Danae Mattes, Of Water, Dust, and Light, Dolby Chadwick Gallery
It might be strange to call Danae Mattes, an artist who enlists evaporation, gravity, and patience as creative collaborators, an action painter. Yet, the raw emotion and surrender to serendipity integral to her process invite the viewer to contemplate similar existential questions. Individual freedom of expression, the chaotic nature of internal and external reality, and the symbiotic role of the viewer in ascribing meaning to a work of art – they're all there.
Unlike Jackson Pollock, a notable exemplar of action painting, Mattes opens a dialogue that feels more like an invitation to consider rather than a challenge to debate. Hers is an activation of perception closer to Helen Frankenthaler’s sensuous soak-stain meditations. One can approach them as visual koans.
How much of existence do we actually control? Why do we humans feel the need to assert sovereignty over our surroundings? Over other beings? Over mortality? How best to measure a life? By the finished product or the angle of repose? Each of her paintings opens several paths of inquiry and wonder.
Philosophy aside, what of water, dust, and light? Mattes’ presentation of new work at Dolby Chadwick Gallery consists of over a dozen large-scale paintings. To create these paintings, the artist pours clay directly onto canvas, frequently adding mica to the mixture, to produce landscapes that resemble the actions of the earth. One can perceive tectonic shifts, wind erosion, deserts, cave formations, hot springs, and the swirling waves of the ocean in the artist’s compositions. These are portraits of flux. They are as beautiful as they are stirring.

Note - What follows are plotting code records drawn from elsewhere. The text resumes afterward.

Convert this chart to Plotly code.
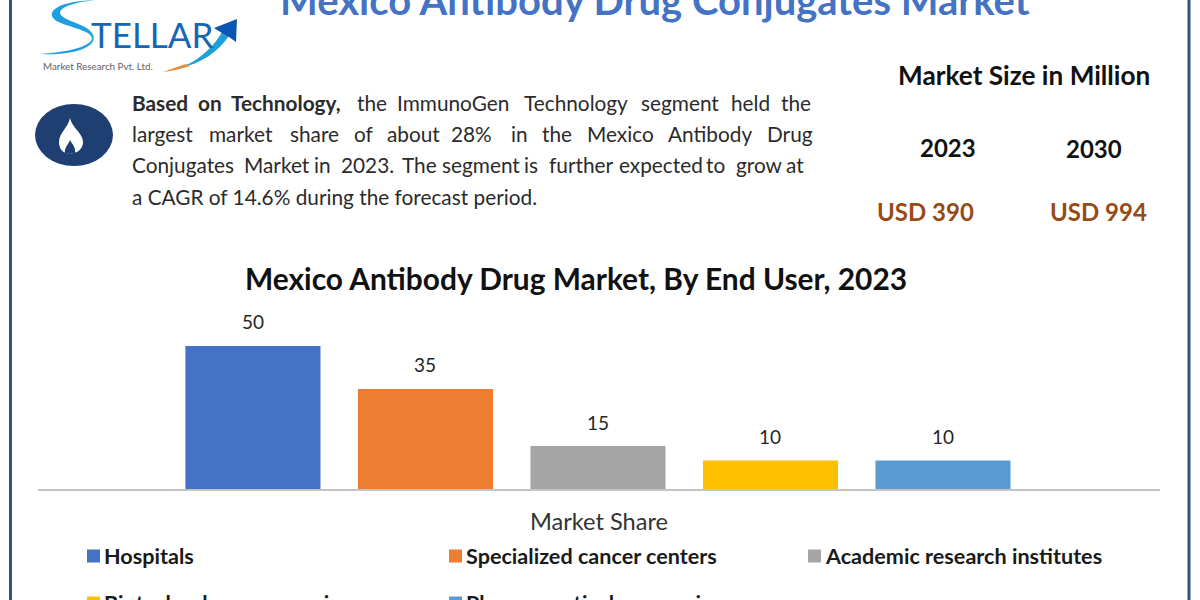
import plotly.graph_objects as go

W, H = 1200, 600

categories = ["Hospitals", "Specialized cancer centers", "Academic research institutes",
              "Biotechnology companies", "Pharmaceutical companies"]
values = [50, 35, 15, 10, 10]
bar_colors = ["#4472C4", "#ED7D31", "#A5A5A5", "#FFC000", "#5B9BD5"]

header = "Mexico Antibody Drug Conjugates Market"
chart_title = "Mexico Antibody Drug Market, By End User, 2023"
axis_title = "Market Share"

line1 = [("<b>Based</b>", 130), ("<b>on</b>", 196), ("<b>Technology,</b>", 229), ("the", 355),
         ("ImmunoGen", 395), ("Technology", 522), ("segment", 639), ("held", 729), ("the", 779)]
line2 = [("largest", 130), ("market", 207), ("share", 288), ("of", 352), ("about", 385), ("28%", 449),
         ("in", 509), ("the", 540), ("Mexico", 585), ("Antibody", 666), ("Drug", 765)]
line3 = [("Conjugates", 130), ("Market", 242), ("in", 312), ("2023.", 339), ("The", 400), ("segment", 440),
         ("is", 522), ("further", 547), ("expected", 617), ("to", 704), ("grow", 734), ("at", 784)]
line4 = [("a CAGR of 14.6% during the forecast period.", 130)]


def px(x):
    return x / W


def py(y):
    return 1 - y / H


def path(*parts):
    out = []
    for p in parts:
        if isinstance(p, str):
            out.append(p)
        else:
            out.append(f"{px(p[0]):.5f},{py(p[1]):.5f}")
    return " ".join(out)


def label(text, x, y, size, color="#1a1a1a", anchor="left", family="Lato"):
    return dict(text=text, xref="paper", yref="paper", x=px(x), y=py(y), xanchor=anchor, yanchor="middle",
                showarrow=False, font=dict(family=family, size=size, color=color), align=anchor)


fig = go.Figure()
fig.add_trace(go.Bar(x=categories, y=values, marker=dict(color=bar_colors, line=dict(width=0)),
                     width=0.783, showlegend=False, hoverinfo="x+y"))

ann = []
ann.append(label(f"<b>{header}</b>", 655, 0, 40, "#4472C4", "center"))
for ln, y in ((line1, 103), (line2, 133), (line3, 164), (line4, 196)):
    for word, x in ln:
        ann.append(label(word, x, y, 20.8, "#2b2b2b"))
ann.append(label("<b>Market Size in Million</b>", 1024, 75, 26.2, "#111111", "center"))
ann.append(label("<b>2023</b>", 948, 147, 24, "#111111", "center"))
ann.append(label("<b>2030</b>", 1094, 149, 24, "#111111", "center"))
ann.append(label("<b>USD 390</b>", 925, 212, 24, "#964B17", "center"))
ann.append(label("<b>USD 994</b>", 1098, 212, 24, "#964B17", "center"))
ann.append(label("TELLAR", 89, 34, 35, "#1566B4"))
ann.append(label("Market Research Pvt. Ltd.", 41, 66, 9.8, "#5f5f5f"))

for c, v in zip(categories, values):
    ann.append(dict(text=str(v), x=c, y=v, xref="x", yref="y", showarrow=False, yshift=24, yanchor="middle",
                    font=dict(family="Lato", size=19, color="#262626")))

leg_pos = [(87, 556), (449, 556), (808, 556), (87, 603), (449, 603)]
shapes = []
for (x, y), c, col in zip(leg_pos, categories, bar_colors):
    ann.append(label(f"<b>{c}</b>", x + 15, y - 0.5, 21.6, "#1a1a1a"))
    shapes.append(dict(type="rect", xref="paper", yref="paper", x0=px(x), x1=px(x + 13), y0=py(y - 6.5),
                       y1=py(y + 6.5), fillcolor=col, line=dict(width=0)))

# frame
for x in (10.5, 1189):
    shapes.append(dict(type="line", xref="paper", yref="paper", x0=px(x), x1=px(x), y0=0, y1=1,
                       line=dict(color="#2F5288", width=3)))
# icon
shapes.append(dict(type="circle", xref="paper", yref="paper", x0=px(35), x1=px(113), y0=py(166), y1=py(104),
                   fillcolor="#1F3F73", line=dict(width=0)))
shapes.append(dict(type="path", xref="paper", yref="paper", fillcolor="#ffffff", line=dict(width=0),
                   path=path("M", (70, 118), "C", (72, 128), (84, 134), (83, 143), "C", (82, 151), (75, 154), (70, 153),
                             "C", (64, 154), (59, 150), (59, 142), "C", (59, 133), (68, 128), (70, 118), "Z")))
shapes.append(dict(type="path", xref="paper", yref="paper", fillcolor="#1F3F73", line=dict(width=0),
                   path=path("M", (70, 140), "C", (72, 144), (76, 147), (75, 153), "L", (65, 153),
                             "C", (64, 148), (68, 145), (70, 140), "Z")))
# logo swooshes
shapes.append(dict(type="path", xref="paper", yref="paper", fillcolor="#1E9FE0", line=dict(width=0),
                   path=path("M", (95, 0), "C", (65, 1), (50, 8), (52, 16), "C", (55, 26), (90, 28), (92, 38),
                             "C", (92, 46), (70, 52), (40, 54), "C", (75, 56), (101, 46), (92, 33),
                             "C", (85, 23), (62, 21), (60, 13), "C", (60, 7), (75, 2), (95, 0), "Z")))
shapes.append(dict(type="path", xref="paper", yref="paper", fillcolor="#1E9FD8", line=dict(width=0),
                   path=path("M", (182, 67), "C", (200, 60), (215, 45), (222, 32), "L", (229, 36),
                             "C", (218, 52), (200, 64), (182, 67), "Z")))
shapes.append(dict(type="path", xref="paper", yref="paper", fillcolor="#E8893A", line=dict(width=0),
                   path=path("M", (163, 72), "C", (170, 69), (178, 67), (186, 64), "L", (190, 66),
                             "C", (181, 69), (172, 71), (163, 72), "Z")))
shapes.append(dict(type="path", xref="paper", yref="paper", fillcolor="#0B56B0", line=dict(width=0),
                   path=path("M", (237, 19), "L", (236, 42), "L", (229, 37), "L", (222, 33), "L", (214, 28), "Z")))

fig.update_layout(
    width=W, height=H, autosize=False,
    margin=dict(l=0, r=0, t=0, b=0),
    paper_bgcolor="#ffffff", plot_bgcolor="#ffffff",
    title=dict(text=f"<b>{chart_title}</b>", x=px(576), y=py(280), xanchor="center", yanchor="middle", xref="paper",
               yref="paper", font=dict(family="Lato", size=29.9, color="#111111")),
    xaxis=dict(domain=[px(38), px(1160)], range=[-1.246, 5.258], showticklabels=False, ticks="", showline=True,
               linecolor="#c4c4c4", linewidth=1.5, showgrid=False, automargin=False,
               title=dict(text=axis_title, standoff=24, font=dict(family="Lato", size=23.6, color="#333333"))),
    yaxis=dict(domain=[py(489), py(300)], range=[0, 66.08], visible=False, showgrid=False),
    annotations=ann, shapes=shapes, bargap=0.2,
)
fig.write_html("out.html", config=dict(displayModeBar=False),
               post_script="document.body.style.margin='0';document.body.style.overflow='hidden';")
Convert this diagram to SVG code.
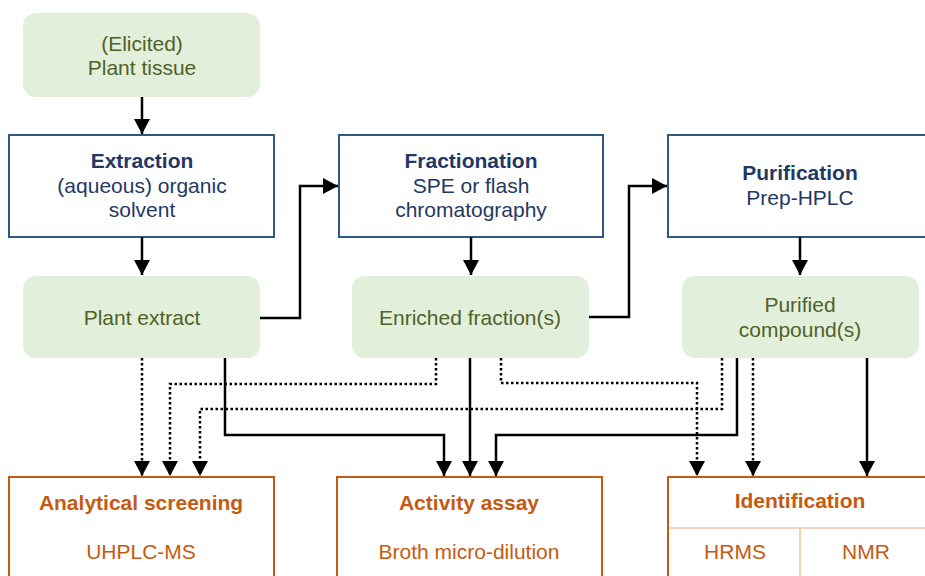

As with many of Mattes’ clay paintings, “Vault” could be an architectural model of a satellite image. It looks like the Bonneville Salt Flats as seen from space. Gaze longer, and the face of a sea otter or bird appears. Longer still, and one can begin to see the passage of time captured in the delicate skin-like cracks and folds of the clay. What once seemed to be dust becomes cloud-mist. Shadow merges with feature as light dances between shifting dimensions.
Mattes can transport the viewer from the macro world to the micro. “Of Water, Dust, and Light, V” reminds me of my scientist mother’s electron micrographs of the endothelial cells, which form the vital interface between blood and surrounding tissue. It’s remarkable how similar the landscape of our biological selves is to that of the planet upon which we all depend. In the same way that the Earth seen from space honors no congressional districts or other human-drawn lines of occupation, our bodies from the inside reflect no differences of race, faith, ethnicity, gender, education, or income.
My personal history and patterns of thought have become mixed into these visual songs of experience. The process is organic. How can one engage with so primal an element as clay and not enter the realm of mythology? For what ancient culture or religion doesn’t have a story tracing the fashioning of humankind from clay dust?
A painting like “Rising III” almost seems to capture Panthalassa, the ocean surrounding the supercontinent Pangea before it began to break apart. Imagine if we all saw ourselves as sharing the same landmass, the same great ocean?
These aren’t everyday thoughts. That is the blessing of art. It opens paths that we don’t normally enter in the commerce of navigating parking garages or office politics. It also lifts us, even for a moment, above the immediate concerns of climate collapse and ceaseless wars, for long enough to believe that individual acts matter. This is the true alchemy – in which thought becomes substance.
Especially in weeping
the soul reveals
its presence
and through secret pressure changes sorrow into water.
~ Valerio Magrelli, translated by Dana Gioia
Danae Mattes, Of Water, Dust and Light, runs September 4-27, 2025, at Dolby Chadwick Gallery in San Francisco. Opening reception on Thursday, September 4, 5:30-7:30 p.m.